* What you are asked to do: Take the lines from the head of the listing through the one bearing "- Math.min(1.45, d.v" and copy them exactly, leaving every picture out.

* BEGIN Provided material *

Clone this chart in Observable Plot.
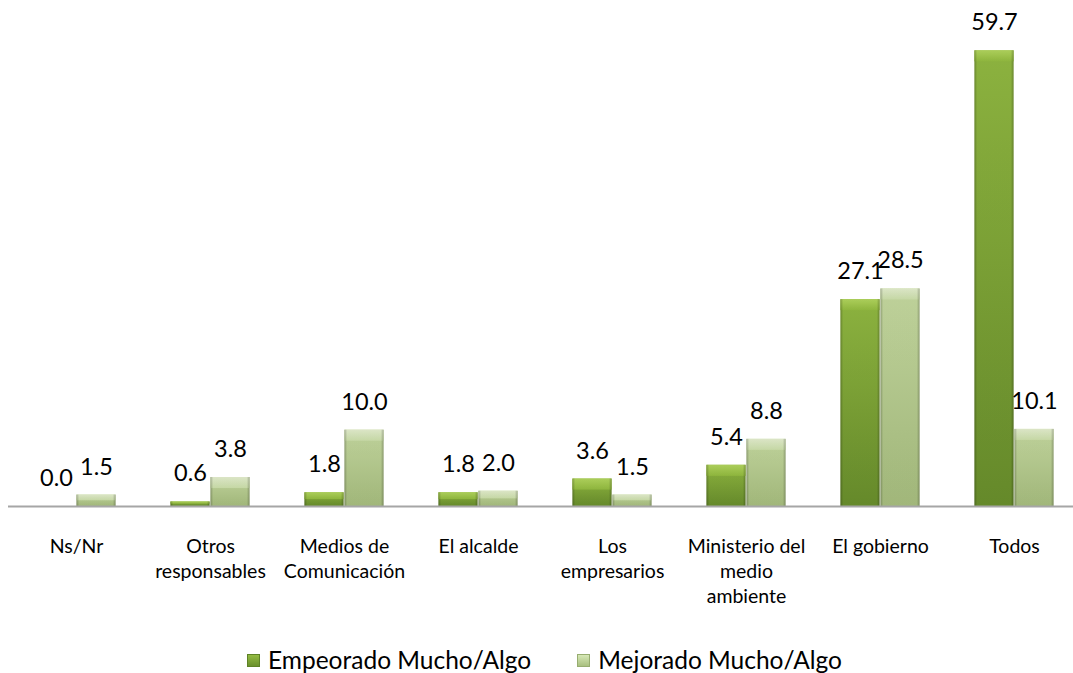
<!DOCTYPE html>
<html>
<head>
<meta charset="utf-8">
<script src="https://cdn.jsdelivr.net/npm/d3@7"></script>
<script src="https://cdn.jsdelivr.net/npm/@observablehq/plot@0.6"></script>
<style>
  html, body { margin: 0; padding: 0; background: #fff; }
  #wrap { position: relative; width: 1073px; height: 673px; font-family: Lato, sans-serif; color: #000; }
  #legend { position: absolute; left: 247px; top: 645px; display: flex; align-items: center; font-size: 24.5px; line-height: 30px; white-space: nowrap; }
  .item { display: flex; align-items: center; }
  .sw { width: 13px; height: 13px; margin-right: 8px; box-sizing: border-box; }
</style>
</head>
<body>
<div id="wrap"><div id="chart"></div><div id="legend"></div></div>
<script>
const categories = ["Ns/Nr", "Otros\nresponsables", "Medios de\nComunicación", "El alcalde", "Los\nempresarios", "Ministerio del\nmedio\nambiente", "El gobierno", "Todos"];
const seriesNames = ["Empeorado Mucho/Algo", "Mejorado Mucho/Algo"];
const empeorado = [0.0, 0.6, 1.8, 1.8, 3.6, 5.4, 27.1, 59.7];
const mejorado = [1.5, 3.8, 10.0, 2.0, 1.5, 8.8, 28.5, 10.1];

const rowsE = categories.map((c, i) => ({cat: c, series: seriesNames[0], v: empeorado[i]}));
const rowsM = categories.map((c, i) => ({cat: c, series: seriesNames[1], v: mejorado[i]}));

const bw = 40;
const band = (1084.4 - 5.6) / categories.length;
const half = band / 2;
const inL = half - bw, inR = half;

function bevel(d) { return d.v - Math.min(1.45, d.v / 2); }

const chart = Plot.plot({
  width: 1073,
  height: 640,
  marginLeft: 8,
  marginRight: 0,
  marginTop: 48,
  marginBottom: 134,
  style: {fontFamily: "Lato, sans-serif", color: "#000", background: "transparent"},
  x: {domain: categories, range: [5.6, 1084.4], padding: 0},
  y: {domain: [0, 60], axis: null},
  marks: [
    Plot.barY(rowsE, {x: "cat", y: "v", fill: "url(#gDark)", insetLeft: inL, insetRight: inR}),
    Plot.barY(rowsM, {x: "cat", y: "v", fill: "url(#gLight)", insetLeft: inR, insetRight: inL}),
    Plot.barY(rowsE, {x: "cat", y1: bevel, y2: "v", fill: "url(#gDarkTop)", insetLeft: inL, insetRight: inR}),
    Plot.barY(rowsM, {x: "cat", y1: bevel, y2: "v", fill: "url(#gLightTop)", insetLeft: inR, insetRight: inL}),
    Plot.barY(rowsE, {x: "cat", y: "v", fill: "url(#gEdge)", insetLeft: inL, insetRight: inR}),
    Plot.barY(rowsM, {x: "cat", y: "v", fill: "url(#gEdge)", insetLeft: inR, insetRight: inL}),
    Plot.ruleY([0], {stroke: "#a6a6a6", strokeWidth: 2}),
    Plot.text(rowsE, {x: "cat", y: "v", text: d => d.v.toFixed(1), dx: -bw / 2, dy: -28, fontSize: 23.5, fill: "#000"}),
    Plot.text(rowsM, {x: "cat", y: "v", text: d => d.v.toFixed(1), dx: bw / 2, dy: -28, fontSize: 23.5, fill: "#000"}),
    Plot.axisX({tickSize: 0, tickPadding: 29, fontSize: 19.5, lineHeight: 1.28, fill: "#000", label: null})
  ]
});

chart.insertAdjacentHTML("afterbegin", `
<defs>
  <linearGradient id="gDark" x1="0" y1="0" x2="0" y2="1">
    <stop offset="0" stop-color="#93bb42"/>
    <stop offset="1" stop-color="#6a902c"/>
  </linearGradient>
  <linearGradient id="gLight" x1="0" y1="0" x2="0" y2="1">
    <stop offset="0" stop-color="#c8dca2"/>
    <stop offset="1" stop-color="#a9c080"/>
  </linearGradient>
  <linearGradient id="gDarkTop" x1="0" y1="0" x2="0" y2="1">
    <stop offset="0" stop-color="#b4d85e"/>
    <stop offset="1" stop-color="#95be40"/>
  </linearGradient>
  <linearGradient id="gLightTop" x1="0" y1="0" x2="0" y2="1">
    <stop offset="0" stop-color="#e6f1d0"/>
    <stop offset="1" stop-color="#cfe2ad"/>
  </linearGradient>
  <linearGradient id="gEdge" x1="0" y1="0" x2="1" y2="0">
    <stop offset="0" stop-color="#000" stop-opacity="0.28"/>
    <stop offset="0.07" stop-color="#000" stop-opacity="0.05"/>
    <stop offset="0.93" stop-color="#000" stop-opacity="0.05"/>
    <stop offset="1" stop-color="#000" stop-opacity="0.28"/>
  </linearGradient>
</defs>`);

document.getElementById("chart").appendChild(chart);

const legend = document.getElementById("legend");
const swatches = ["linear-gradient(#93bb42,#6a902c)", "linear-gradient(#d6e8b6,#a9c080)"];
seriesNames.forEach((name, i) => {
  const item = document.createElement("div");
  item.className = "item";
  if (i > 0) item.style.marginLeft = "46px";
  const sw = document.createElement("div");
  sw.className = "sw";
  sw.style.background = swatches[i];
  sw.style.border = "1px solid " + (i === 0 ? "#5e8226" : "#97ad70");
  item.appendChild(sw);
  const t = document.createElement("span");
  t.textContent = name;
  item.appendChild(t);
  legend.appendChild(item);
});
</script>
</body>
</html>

* END Provided material *

* Worked answer:
Clone this chart in Observable Plot.
<!DOCTYPE html>
<html>
<head>
<meta charset="utf-8">
<script src="https://cdn.jsdelivr.net/npm/d3@7"></script>
<script src="https://cdn.jsdelivr.net/npm/@observablehq/plot@0.6"></script>
<style>
  html, body { margin: 0; padding: 0; background: #fff; }
  #wrap { position: relative; width: 1073px; height: 673px; font-family: Lato, sans-serif; color: #000; }
  #legend { position: absolute; left: 247px; top: 645px; display: flex; align-items: center; font-size: 24.5px; line-height: 30px; white-space: nowrap; }
  .item { display: flex; align-items: center; }
  .sw { width: 13px; height: 13px; margin-right: 8px; box-sizing: border-box; }
</style>
</head>
<body>
<div id="wrap"><div id="chart"></div><div id="legend"></div></div>
<script>
const categories = ["Ns/Nr", "Otros\nresponsables", "Medios de\nComunicación", "El alcalde", "Los\nempresarios", "Ministerio del\nmedio\nambiente", "El gobierno", "Todos"];
const seriesNames = ["Empeorado Mucho/Algo", "Mejorado Mucho/Algo"];
const empeorado = [0.0, 0.6, 1.8, 1.8, 3.6, 5.4, 27.1, 59.7];
const mejorado = [1.5, 3.8, 10.0, 2.0, 1.5, 8.8, 28.5, 10.1];

const rowsE = categories.map((c, i) => ({cat: c, series: seriesNames[0], v: empeorado[i]}));
const rowsM = categories.map((c, i) => ({cat: c, series: seriesNames[1], v: mejorado[i]}));

const bw = 40;
const band = (1084.4 - 5.6) / categories.length;
const half = band / 2;
const inL = half - bw, inR = half;

function bevel(d) { return d.v - Math.min(1.45, d.v / 2); }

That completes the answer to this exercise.